[BEGIN Dataset records]
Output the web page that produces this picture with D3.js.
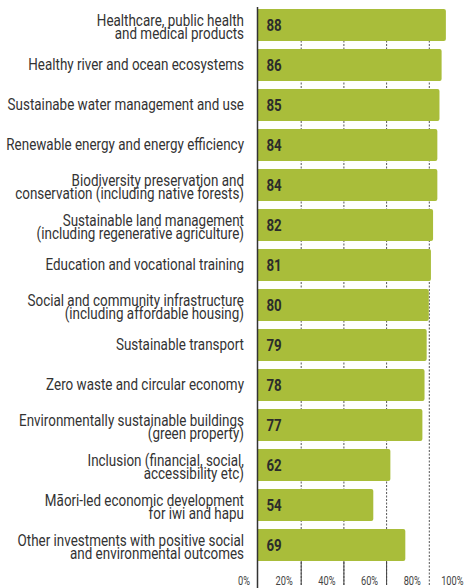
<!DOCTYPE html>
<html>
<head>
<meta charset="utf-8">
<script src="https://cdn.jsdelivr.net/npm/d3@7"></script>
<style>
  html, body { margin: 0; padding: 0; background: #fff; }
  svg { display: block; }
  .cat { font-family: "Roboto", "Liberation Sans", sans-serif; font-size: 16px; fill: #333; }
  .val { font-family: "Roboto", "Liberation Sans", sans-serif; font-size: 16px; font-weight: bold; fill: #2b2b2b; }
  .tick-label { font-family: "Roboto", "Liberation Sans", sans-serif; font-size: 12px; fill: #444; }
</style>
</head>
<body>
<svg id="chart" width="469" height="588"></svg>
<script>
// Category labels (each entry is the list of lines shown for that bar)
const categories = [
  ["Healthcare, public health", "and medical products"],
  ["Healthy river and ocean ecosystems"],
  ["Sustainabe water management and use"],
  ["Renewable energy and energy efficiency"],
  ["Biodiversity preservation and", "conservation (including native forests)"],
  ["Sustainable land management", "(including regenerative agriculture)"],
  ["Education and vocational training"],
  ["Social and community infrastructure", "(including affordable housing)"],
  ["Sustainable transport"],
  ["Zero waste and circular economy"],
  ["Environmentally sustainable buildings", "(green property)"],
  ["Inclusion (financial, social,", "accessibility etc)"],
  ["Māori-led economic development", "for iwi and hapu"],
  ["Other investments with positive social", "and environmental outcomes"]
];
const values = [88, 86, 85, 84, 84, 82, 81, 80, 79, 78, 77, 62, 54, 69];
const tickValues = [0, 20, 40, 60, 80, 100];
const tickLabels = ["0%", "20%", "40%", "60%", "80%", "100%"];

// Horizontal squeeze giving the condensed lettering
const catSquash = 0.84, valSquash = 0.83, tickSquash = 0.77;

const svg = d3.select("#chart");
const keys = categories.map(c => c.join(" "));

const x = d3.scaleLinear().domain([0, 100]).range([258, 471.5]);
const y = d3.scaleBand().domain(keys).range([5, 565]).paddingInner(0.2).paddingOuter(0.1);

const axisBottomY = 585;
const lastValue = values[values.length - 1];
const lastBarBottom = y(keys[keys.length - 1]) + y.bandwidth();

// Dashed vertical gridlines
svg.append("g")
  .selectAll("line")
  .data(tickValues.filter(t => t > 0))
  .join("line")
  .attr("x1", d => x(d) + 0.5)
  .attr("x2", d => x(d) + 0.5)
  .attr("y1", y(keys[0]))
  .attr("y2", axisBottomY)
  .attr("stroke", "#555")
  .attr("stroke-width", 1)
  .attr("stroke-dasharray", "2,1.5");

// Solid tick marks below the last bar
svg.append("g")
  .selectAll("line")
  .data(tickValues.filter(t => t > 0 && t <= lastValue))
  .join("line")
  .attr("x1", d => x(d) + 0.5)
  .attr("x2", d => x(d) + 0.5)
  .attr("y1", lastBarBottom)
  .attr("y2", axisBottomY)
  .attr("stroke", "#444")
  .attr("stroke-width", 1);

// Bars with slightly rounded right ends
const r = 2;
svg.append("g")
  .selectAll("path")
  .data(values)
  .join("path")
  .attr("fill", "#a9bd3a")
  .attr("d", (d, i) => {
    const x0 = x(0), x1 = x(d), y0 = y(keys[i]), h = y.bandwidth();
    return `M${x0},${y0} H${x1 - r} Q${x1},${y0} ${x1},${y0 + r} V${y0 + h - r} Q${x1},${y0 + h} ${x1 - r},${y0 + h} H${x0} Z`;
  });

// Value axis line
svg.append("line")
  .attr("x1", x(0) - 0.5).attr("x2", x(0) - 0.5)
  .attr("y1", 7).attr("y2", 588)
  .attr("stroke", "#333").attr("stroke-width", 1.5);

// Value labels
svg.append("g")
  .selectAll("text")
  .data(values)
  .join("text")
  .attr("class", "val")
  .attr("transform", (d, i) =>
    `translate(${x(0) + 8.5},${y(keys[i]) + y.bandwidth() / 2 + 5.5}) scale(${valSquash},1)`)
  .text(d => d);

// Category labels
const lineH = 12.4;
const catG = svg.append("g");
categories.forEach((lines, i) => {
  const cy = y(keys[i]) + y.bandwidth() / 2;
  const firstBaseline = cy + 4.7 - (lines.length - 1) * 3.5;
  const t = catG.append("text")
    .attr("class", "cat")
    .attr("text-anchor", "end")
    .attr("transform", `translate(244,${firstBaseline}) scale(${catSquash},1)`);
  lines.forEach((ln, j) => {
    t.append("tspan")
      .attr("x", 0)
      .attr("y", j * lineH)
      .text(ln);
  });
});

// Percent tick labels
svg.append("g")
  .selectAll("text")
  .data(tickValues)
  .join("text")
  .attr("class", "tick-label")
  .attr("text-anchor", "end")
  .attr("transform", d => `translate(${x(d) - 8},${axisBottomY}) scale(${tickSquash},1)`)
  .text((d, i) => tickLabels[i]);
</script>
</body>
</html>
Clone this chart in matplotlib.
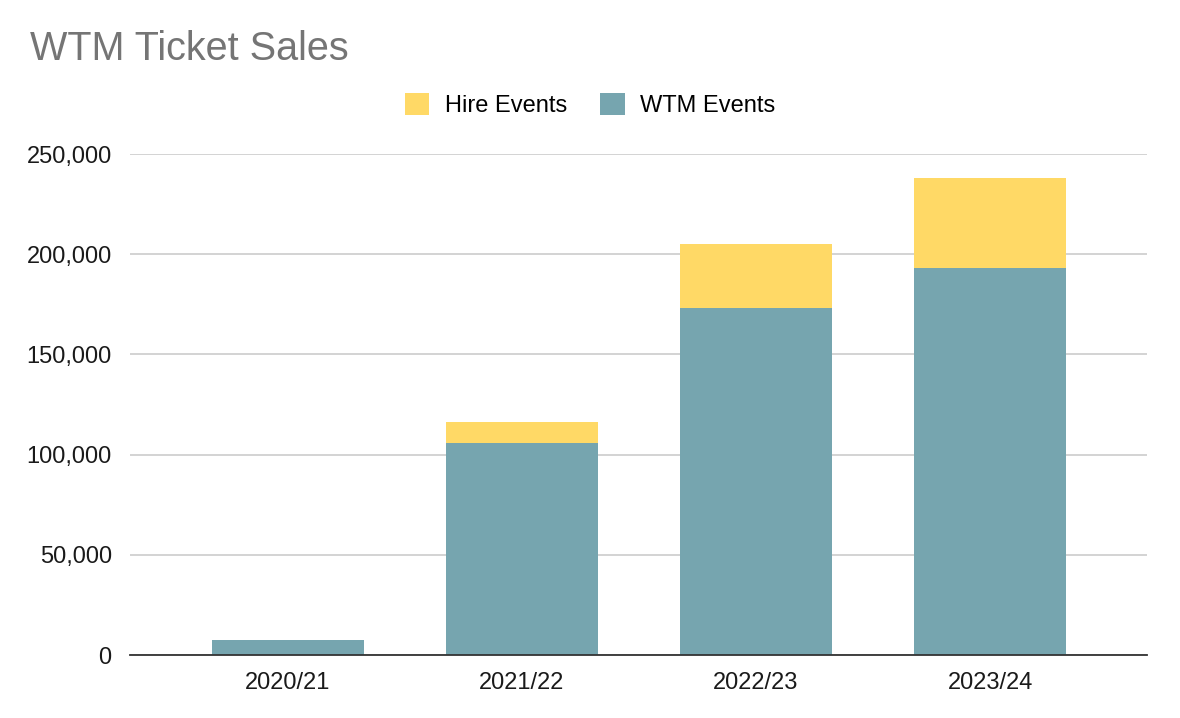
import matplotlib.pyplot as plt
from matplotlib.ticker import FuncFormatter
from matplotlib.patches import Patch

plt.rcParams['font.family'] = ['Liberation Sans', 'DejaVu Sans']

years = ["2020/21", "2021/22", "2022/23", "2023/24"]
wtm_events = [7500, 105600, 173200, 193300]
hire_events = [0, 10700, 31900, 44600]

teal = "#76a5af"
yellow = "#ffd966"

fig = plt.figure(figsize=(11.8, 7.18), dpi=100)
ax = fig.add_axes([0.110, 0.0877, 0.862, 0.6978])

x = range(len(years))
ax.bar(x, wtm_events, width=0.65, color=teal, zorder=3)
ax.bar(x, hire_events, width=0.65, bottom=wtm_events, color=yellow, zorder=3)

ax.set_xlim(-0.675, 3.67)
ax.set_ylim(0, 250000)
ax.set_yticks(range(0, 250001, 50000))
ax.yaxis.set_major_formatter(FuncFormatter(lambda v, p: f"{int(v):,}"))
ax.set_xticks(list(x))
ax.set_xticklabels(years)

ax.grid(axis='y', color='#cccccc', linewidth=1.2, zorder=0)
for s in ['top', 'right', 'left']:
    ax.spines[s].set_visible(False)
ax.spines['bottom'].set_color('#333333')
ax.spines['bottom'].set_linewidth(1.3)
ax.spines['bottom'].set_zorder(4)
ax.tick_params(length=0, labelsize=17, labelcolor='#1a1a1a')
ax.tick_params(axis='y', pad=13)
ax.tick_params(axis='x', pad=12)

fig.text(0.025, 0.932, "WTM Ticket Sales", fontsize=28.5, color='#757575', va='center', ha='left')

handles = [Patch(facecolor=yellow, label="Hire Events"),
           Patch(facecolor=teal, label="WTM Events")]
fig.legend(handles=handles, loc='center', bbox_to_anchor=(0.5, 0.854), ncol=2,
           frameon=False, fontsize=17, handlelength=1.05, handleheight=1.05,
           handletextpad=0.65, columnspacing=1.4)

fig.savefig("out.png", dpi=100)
[END Dataset records]
[BEGIN Dataset records]
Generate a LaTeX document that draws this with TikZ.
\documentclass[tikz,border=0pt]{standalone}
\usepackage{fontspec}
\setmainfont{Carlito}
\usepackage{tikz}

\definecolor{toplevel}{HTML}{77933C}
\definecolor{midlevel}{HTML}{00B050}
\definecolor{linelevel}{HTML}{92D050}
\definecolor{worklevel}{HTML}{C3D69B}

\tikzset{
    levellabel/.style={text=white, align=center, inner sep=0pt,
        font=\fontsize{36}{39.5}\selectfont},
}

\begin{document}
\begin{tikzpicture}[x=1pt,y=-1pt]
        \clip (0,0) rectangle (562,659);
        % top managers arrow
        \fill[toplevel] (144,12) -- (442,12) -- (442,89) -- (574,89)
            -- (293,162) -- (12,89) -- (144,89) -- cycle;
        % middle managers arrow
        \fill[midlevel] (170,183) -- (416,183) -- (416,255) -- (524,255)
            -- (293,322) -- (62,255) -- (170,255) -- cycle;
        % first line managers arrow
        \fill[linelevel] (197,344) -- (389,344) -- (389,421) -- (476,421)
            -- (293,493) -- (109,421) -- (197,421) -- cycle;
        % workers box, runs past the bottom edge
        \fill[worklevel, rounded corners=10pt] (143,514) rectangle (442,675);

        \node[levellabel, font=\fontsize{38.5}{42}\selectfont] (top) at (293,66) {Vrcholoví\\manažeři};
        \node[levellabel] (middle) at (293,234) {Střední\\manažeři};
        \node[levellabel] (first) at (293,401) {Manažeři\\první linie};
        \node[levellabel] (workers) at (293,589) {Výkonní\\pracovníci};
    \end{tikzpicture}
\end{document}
[END Dataset records]
■ **Task instructions**: Go through the records and copy each line with "that" in it.

■ **Response**:
Output the web page that produces this picture with D3.js.
// Category labels (each entry is the list of lines shown for that bar)
Generate a LaTeX document that draws this with TikZ.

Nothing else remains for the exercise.